TEVRİYE
Tevriye, kendisinden
yemin etmesini isteyen kimsenin düşündüğünden, başka bir şeye niyet etmektir.
Mesela, birisi eli darda olan bir kimseden -Allah borcun ertelenmesini
alacaklıya emrettiği halde- hakim huzurunda, ondan alacağı olduğuna yemin
etmesini ister. Mali sıkıntıda olan bu kimse de, hapse düşmekten korkarak şöyle
der: "Vallahi bunun bende hiçbir alacağı yoktur." içinden de ilave
eder: "bugün" Yahud "Vallahi" der, kasdettiği ise lehv
(oyun, eğlence) fiilinin ismi faili olan el-Lahî (oynayan)dır.

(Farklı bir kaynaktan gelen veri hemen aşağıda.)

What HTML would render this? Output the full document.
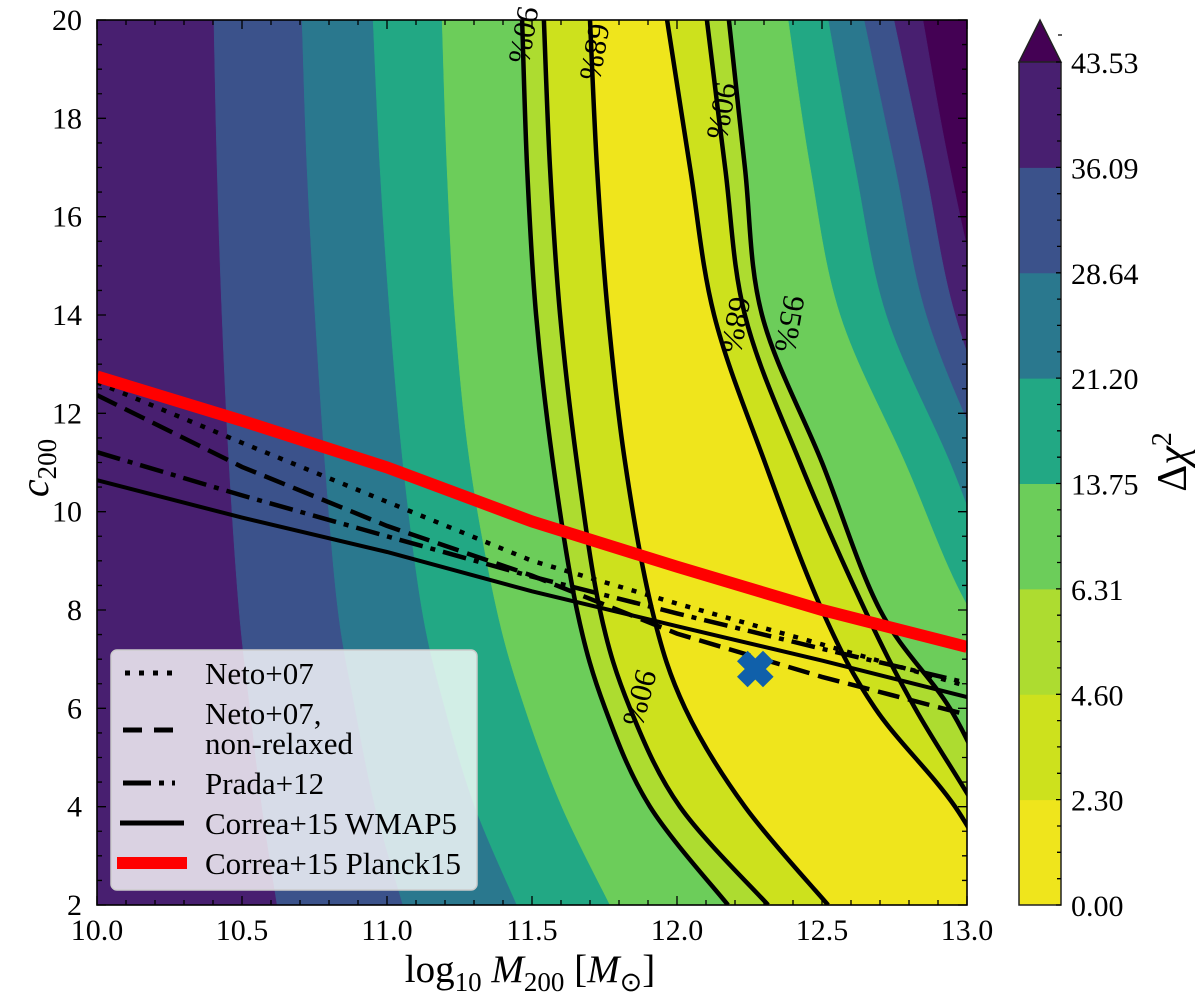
<!DOCTYPE html>
<html><head><meta charset="utf-8"><style>
html,body{margin:0;padding:0;background:#fff;}
svg{display:block;font-family:"Liberation Serif",serif;}
</style></head><body>
<svg id="chart" width="1200" height="1004" viewBox="0 0 1200 1004" xmlns="http://www.w3.org/2000/svg">
<defs><clipPath id="plotclip"><rect x="97" y="20" width="870" height="885"/></clipPath></defs>
<g id="bands" clip-path="url(#plotclip)"></g>
<g id="clines" clip-path="url(#plotclip)"></g>
<g id="models" clip-path="url(#plotclip)"></g>
<g id="clabels"></g>
<g id="axes"></g>
<g id="legend"></g>
<g id="cbar"></g>
</svg>
<script>
// ---- data ----
const cGrid = [20, 17, 14, 11, 8, 6, 4, 2];
const levels = [43.53, 36.09, 28.64, 21.20, 13.75, 6.31, 4.60, 2.30];
const bandColors = ["#481f70", "#3b528b", "#2a788e", "#22a884", "#6ccd5a", "#addc30", "#cde11d", "#efe51c"];
const overColor = "#440154";
const leftB43 = [9, 9, 9, 9, 9, 9, 9, 9];
const leftB36 = [10.403, 10.414, 10.431, 10.455, 10.490, 10.528, 10.569, 10.621];
const leftB28 = [10.707, 10.724, 10.752, 10.786, 10.831, 10.890, 10.959, 11.055];
const leftB21 = [10.952, 10.976, 11.010, 11.055, 11.121, 11.200, 11.303, 11.448];
const leftB13 = [11.190, 11.207, 11.234, 11.286, 11.379, 11.476, 11.603, 11.769];
const leftB6 = [11.466, 11.483, 11.514, 11.572, 11.655, 11.752, 11.907, 12.176];
const leftB4 = [11.541, 11.562, 11.597, 11.655, 11.734, 11.838, 12.010, 12.314];
const leftB2 = [11.700, 11.724, 11.762, 11.821, 11.914, 12.028, 12.234, 12.521];
const rightB43 = [12.848, 12.941, 13.062, 13.252, 13.459, 13.631, 13.803, 13.976];
const rightB36 = [12.748, 12.855, 12.959, 13.148, 13.390, 13.562, 13.734, 13.907];
const rightB28 = [12.645, 12.752, 12.859, 13.062, 13.286, 13.459, 13.631, 13.803];
const rightB21 = [12.521, 12.614, 12.721, 12.941, 13.148, 13.390, 13.562, 13.734];
const rightB13 = [12.383, 12.459, 12.562, 12.786, 13.010, 13.286, 13.459, 13.631];
const rightB6 = [12.179, 12.234, 12.293, 12.500, 12.700, 12.941, 13.114, 13.321];
const rightB4 = [12.103, 12.166, 12.234, 12.424, 12.648, 12.821, 13.028, 13.217];
const rightB2 = [11.966, 12.045, 12.128, 12.303, 12.500, 12.683, 12.959, 13.148];
const leftBounds = [leftB43, leftB36, leftB28, leftB21, leftB13, leftB6, leftB4, leftB2];
const rightBounds = [rightB43, rightB36, rightB28, rightB21, rightB13, rightB6, rightB4, rightB2];

const massGrid = [10.0, 10.5, 11.0, 11.5, 12.0, 12.5, 13.0];
const netoC = [12.63, 11.40, 10.20, 9.00, 8.13, 7.30, 6.45];
const netoNRC = [12.37, 10.91, 9.71, 8.70, 7.52, 6.64, 5.87];
const pradaC = [11.21, 10.33, 9.50, 8.68, 7.93, 7.21, 6.52];
const wmap5C = [10.64, 9.88, 9.18, 8.38, 7.67, 6.97, 6.23];
const planckC = [12.75, 11.85, 10.90, 9.80, 8.88, 8.00, 7.25];
const bestFit = [12.27, 6.8];

const xTicks = [10.0, 10.5, 11.0, 11.5, 12.0, 12.5, 13.0];
const xTickLabels = ["10.0", "10.5", "11.0", "11.5", "12.0", "12.5", "13.0"];
const yTicks = [2, 4, 6, 8, 10, 12, 14, 16, 18, 20];
const cbarTickLabels = ["0.00", "2.30", "4.60", "6.31", "13.75", "21.20", "28.64", "36.09", "43.53"];

// ---- scales ----
const X = m => 97 + (m - 10) * 290;
const Y = c => 20 + (20 - c) * (885 / 18);
const NS = "http://www.w3.org/2000/svg";
function mk(tag, attrs, parent) {
  const e = document.createElementNS(NS, tag);
  for (const k in attrs) e.setAttribute(k, attrs[k]);
  parent.appendChild(e);
  return e;
}
function pathFrom(xs, ys) {
  return xs.map((v, i) => (i ? "L" : "M") + X(v).toFixed(1) + "," + Y(ys[i]).toFixed(1)).join(" ");
}
function smoothSeg(p, start) {
  let d = start ? "M" + p[0][0].toFixed(1) + "," + p[0][1].toFixed(1) : " L" + p[0][0].toFixed(1) + "," + p[0][1].toFixed(1);
  for (let i = 0; i < p.length - 1; i++) {
    const p0 = p[Math.max(0, i - 1)], p1 = p[i], p2 = p[i + 1], p3 = p[Math.min(p.length - 1, i + 2)];
    const c1 = [p1[0] + (p2[0] - p0[0]) / 6, p1[1] + (p2[1] - p0[1]) / 6];
    const c2 = [p2[0] - (p3[0] - p1[0]) / 6, p2[1] - (p3[1] - p1[1]) / 6];
    d += " C" + c1.map(v => v.toFixed(1)).join(",") + " " + c2.map(v => v.toFixed(1)).join(",") + " " + p2.map(v => v.toFixed(1)).join(",");
  }
  return d;
}
function smoothPath(xs, ys) {
  return smoothSeg(xs.map((v, i) => [X(v), Y(ys[i])]), true);
}

// ---- bands ----
const bands = document.getElementById("bands");
const bg = mk("rect", {x: 97, y: 20, width: 870, height: 885, fill: overColor}, bands);


levels.forEach((lv, i) => {
  const L = leftBounds[i], R = rightBounds[i];
  const lp = L.map((v, k) => [X(v), Y(cGrid[k])]);
  const rp = R.map((v, k) => [X(v), Y(cGrid[k])]).reverse();
  let d = "M" + lp[0][0].toFixed(1) + ",0 " + smoothSeg(lp, false) + " L" + lp[lp.length-1][0].toFixed(1) + ",960";
  d += " L" + rp[0][0].toFixed(1) + ",960" + smoothSeg(rp, false) + " L" + rp[rp.length-1][0].toFixed(1) + ",0 Z";
  const el = mk("path", {d: d, fill: bandColors[i], stroke: bandColors[i], "stroke-width": 0.5}, bands);
  
  
});

// ---- contour lines ----
const cl = document.getElementById("clines");
[leftB6, leftB4, leftB2, rightB2, rightB4, rightB6].forEach((arr, i) => {
  const el = mk("path", {d: smoothPath(arr, cGrid), fill: "none", stroke: "#000", "stroke-width": 4.5}, cl);
  
  
});

// ---- model lines ----
const mg = document.getElementById("models");
const models = [
  [netoC, "#000", 4.5, "5 9", "neto07-line"],
  [netoNRC, "#000", 4.5, "22 9", "neto07-nonrelaxed-line"],
  [pradaC, "#000", 4.5, "24 8 5 8", "prada12-line"],
  [wmap5C, "#000", 4, "", "correa15-wmap5-line"],
  [planckC, "#ff0000", 12, "", "correa15-planck15-line"]
];
models.forEach(m => {
  const el = mk("path", {d: pathFrom(massGrid, m[0]), fill: "none", stroke: m[1], "stroke-width": m[2], "stroke-dasharray": m[3]}, mg);
  
  
});
const bx = X(bestFit[0]), by = Y(bestFit[1]);
const mark = mk("path", {d: `M${bx-13},${by-13} L${bx+13},${by+13} M${bx-13},${by+13} L${bx+13},${by-13}`, stroke: "#1060aa", "stroke-width": 15, fill: "none"}, mg);



// ---- contour labels ----
const clab = document.getElementById("clabels");
[["90%", 524, 35, 100, "#c3df25"], ["68%", 595, 52, 100, "#cde11d"], ["90%", 722, 111, 100, "#cde11d"], ["68%", 736, 325, 100, "#cde11d"], ["95%", 790, 324, 100, "#8fd445"], ["90%", 640, 698, 105, "#cde11d"]].forEach((t, i) => {
  const el = mk("text", {x: t[1], y: t[2], "font-size": 31, "text-anchor": "middle", "dominant-baseline": "central", transform: `rotate(${t[3]} ${t[1]} ${t[2]})`}, clab);
  el.textContent = t[0];
  
  
});

// ---- axes ----
const ax = document.getElementById("axes");
const frame = mk("rect", {x: 97, y: 20, width: 870, height: 885, fill: "none", stroke: "#000", "stroke-width": 1.6}, ax);


let tk = "";
for (let i = 0; i <= 30; i++) {
  const x = X(10 + i * 0.1), len = i % 5 === 0 ? 9 : 5;
  tk += `M${x},905 v${-len} M${x},20 v${len} `;
}
for (let i = 0; i <= 36; i++) {
  const y = Y(2 + i * 0.5), len = i % 4 === 0 ? 9 : 5;
  tk += `M97,${y} h${len} M967,${y} h${-len} `;
}
const ticks = mk("path", {d: tk, stroke: "#000", "stroke-width": 1.3, fill: "none"}, ax);


xTicks.forEach((v, i) => {
  const el = mk("text", {x: X(v), y: 940, "font-size": 30, "text-anchor": "middle"}, ax);
  el.textContent = xTickLabels[i];
  
  
});
yTicks.forEach(v => {
  const el = mk("text", {x: 82, y: Y(v) + 10, "font-size": 30, "text-anchor": "end"}, ax);
  el.textContent = String(v);
  
  
});
</script>
<script>
(function(){
const NS = "http://www.w3.org/2000/svg";
const ax = document.getElementById("axes");
const xl = document.createElementNS(NS, "text");
xl.setAttribute("x", 530); xl.setAttribute("y", 982); xl.setAttribute("font-size", 39); xl.setAttribute("text-anchor", "middle");
xl.innerHTML = 'log<tspan font-size="27" dy="9">10</tspan><tspan dy="-9" font-style="italic"> M</tspan><tspan font-size="27" dy="9">200</tspan><tspan dy="-9">  [</tspan><tspan font-style="italic">M</tspan><tspan font-size="27" dy="9">⊙</tspan><tspan dy="-9">]</tspan>';
ax.appendChild(xl);


const yl = document.createElementNS(NS, "text");
yl.setAttribute("transform", "translate(48,468) rotate(-90)"); yl.setAttribute("font-size", 40); yl.setAttribute("text-anchor", "middle");
yl.innerHTML = '<tspan font-style="italic">c</tspan><tspan font-size="27" dy="8">200</tspan>';
ax.appendChild(yl);



// legend
const lg = document.getElementById("legend");
function add(tag, attrs){ const e=document.createElementNS(NS,tag); for(const k in attrs) e.setAttribute(k,attrs[k]); lg.appendChild(e); return e; }
const box = add("rect", {x:111, y:650, width:366, height:240, rx:6, fill:"#ffffff", "fill-opacity":0.8, stroke:"#cccccc", "stroke-width":1.5});


const entries = [
  ["Neto+07", 673, "#000", 5, "5 9", 125, 175, 673],
  ["Neto+07,", 713, "#000", 5, "19 12", 123, 177, 730],
  ["Prada+12", 783, "#000", 5, "28 8 5 8", 123, 175, 783],
  ["Correa+15 WMAP5", 823, "#000", 5, "", 120, 184, 823],
  ["Correa+15 Planck15", 863, "#ff0000", 12, "", 117, 187, 863]
];
entries.forEach(e => {
  const ln = add("line", {x1:e[5], x2:e[6], y1:e[7], y2:e[7], stroke:e[2], "stroke-width":e[3], "stroke-dasharray":e[4]});
  
  
  const t = add("text", {x:205, y:e[1]+11, "font-size":31});
  t.textContent = e[0];
  
  
});
const t2 = add("text", {x:205, y:754, "font-size":31});
t2.textContent = "non-relaxed";



// colorbar
const cb = document.getElementById("cbar");
function addc(tag, attrs){ const e=document.createElementNS(NS,tag); for(const k in attrs) e.setAttribute(k,attrs[k]); cb.appendChild(e); return e; }
const cols = ["#efe51c", "#cde11d", "#addc30", "#6ccd5a", "#22a884", "#2a788e", "#3b528b", "#481f70"];
const labs = ["0.00", "2.30", "4.60", "6.31", "13.75", "21.20", "28.64", "36.09", "43.53"];
const top = 62, bot = 905, h = (bot - top) / 8;
cols.forEach((c, i) => {
  const r = addc("rect", {x:1019, y:bot - (i+1)*h, width:42, height:h+0.5, fill:c});
  
  
});
const tri = addc("path", {d:"M1019,62 L1040,20 L1061,62 Z", fill:"#440154", stroke:"#222", "stroke-width":1.5});


const cfr = addc("path", {d:"M1019,62 V905 H1061 V62", fill:"none", stroke:"#222", "stroke-width":1.5});


let d = "M1058,35 h4 ";
for (let i = 0; i <= 32; i++) { const y = bot - i*h/4; d += `M1061,${y.toFixed(1)} h${i%4===0?-5:-4} `; }
const ct = addc("path", {d:d, stroke:"#000", "stroke-width":1.3});


labs.forEach((l, i) => {
  const t = addc("text", {x:1071, y:bot - i*h + 11, "font-size":30});
  t.textContent = l;
  
  
});
const cl = addc("text", {transform:"translate(1186,462) rotate(-90)", "font-size":42, "text-anchor":"middle"});
cl.innerHTML = 'Δ<tspan font-style="italic">χ</tspan><tspan font-size="28" dy="-15">2</tspan>';


})();
</script>
</body></html>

Yalnız
"vallahi"nm sonundaki (y harfini söylemez ve hazfettiği (y) harfine
delalet etmesi için kesreyi olduğu gibi bırakır. Nitekim Kur'an'da da (hazfe
misal olarak) Allahu Taala: 'Ya ibadi'llezine amenu" "yevme
yed'u'ddai" ve "yunadi'l-munadi" buyurmaktadır.
Burada
"ıbâd, yed'u, ed'dâi, yunâdi ve el-munâdi" kelimelerinin sonlarındaki
(y) harfleri hazfolunmuş olup, bu kelimelerin asılları: "ıbadî, yed-û,
ed-daî, yunadî ve el-mu-nadî" şeklindedir.
Yahut "malik
olduğum herşey sadakadır." der, bununla "asla malik olamayacağı
şeyleri" kasdeder
Yine bir adam, bir
kimseye "şu evin kapısından çıkmayacağım'' diye yemin ettirir. Bu ise ona
zulümdür. O da kapıdan çıkmış olmamak için duvara tırmanır ve çıkar. Aslında
yemin ettiren, ne şekilde olursa olsun, onun evden çıkmamasını kasdetmiştir.
İşte bunlar ve benzerleri hep tevriyeye birer misaldir.